Dolores also happens to be Ro’s last remaining connection to her marine biologist father, who discovered her in the waters of the Bering Vortex before disappearing there. In the Bering Vortex, an extremely polluted and toxic zone off the coast of Alaska that I created for the novel, the twin forces of climate change and pollution have combined to create a kind of no-man’s-land where anomalies abound. More than 20 feet long, Dolores is larger than your average giant Pacific octopus, and she’s also much older, as she is somewhere between 18 and 25 years old (most giant Pacific octopuses live for only about three to five years). Before his disappearance, Ro’s father had been doing research on Dolores and other animals in the area, determined to learn what had caused their genetic anomalies and enabled them to survive for so long under such adverse conditions. While I’m not a climate scientist myself, I believe that the ocean and its many creatures hold so many important insights for how we can take better care of our planet and our natural resources. The ocean is a mirror, in many ways, to our life on the earth’s surface. It is, of course, where life originated, and its waters bear the imprint of our all-too-human greed, fears, desires, and folly, especially as sea levels continue to rise.

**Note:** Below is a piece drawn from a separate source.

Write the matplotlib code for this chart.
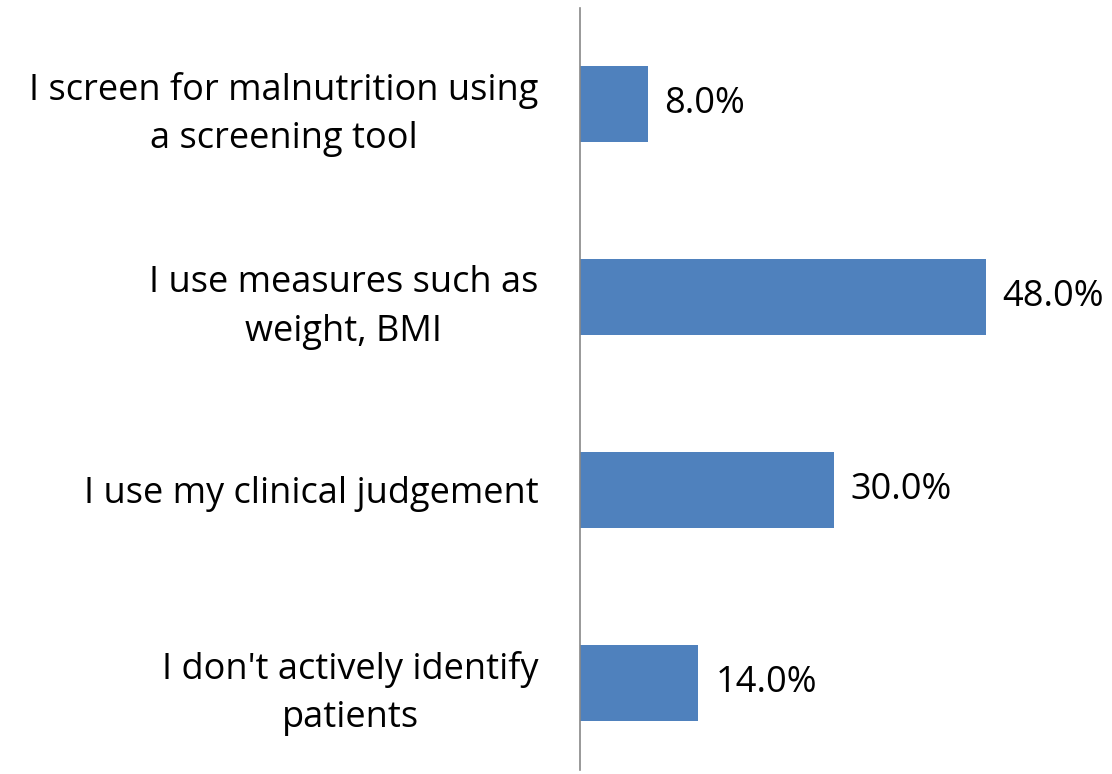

For me, the sea is both a beacon and a warning, a reminder that if we cannot learn to live in harmony with our planet, rather than working against it or attempting to conquer it, we will be lost. It is also the site of my earliest inspirations, a place of continual change, discovery, and renewal, and a refuge where I can come home to myself.

Gina Chung is a Korean American writer from New Jersey currently living in New York City. A recipient of the Pushcart Prize, she is a 2021-2022 Center for Fiction/Susan Kamil Emerging Writer Fellow and holds an MFA in fiction from the New School. Her work appears or is forthcoming in Kenyon Review, Catapult, Electric Literature, Gulf Coast, Indiana Review, and Idaho Review, among others. She is also the author of the forthcoming story collection Green Frog. Sea Change is her first novel.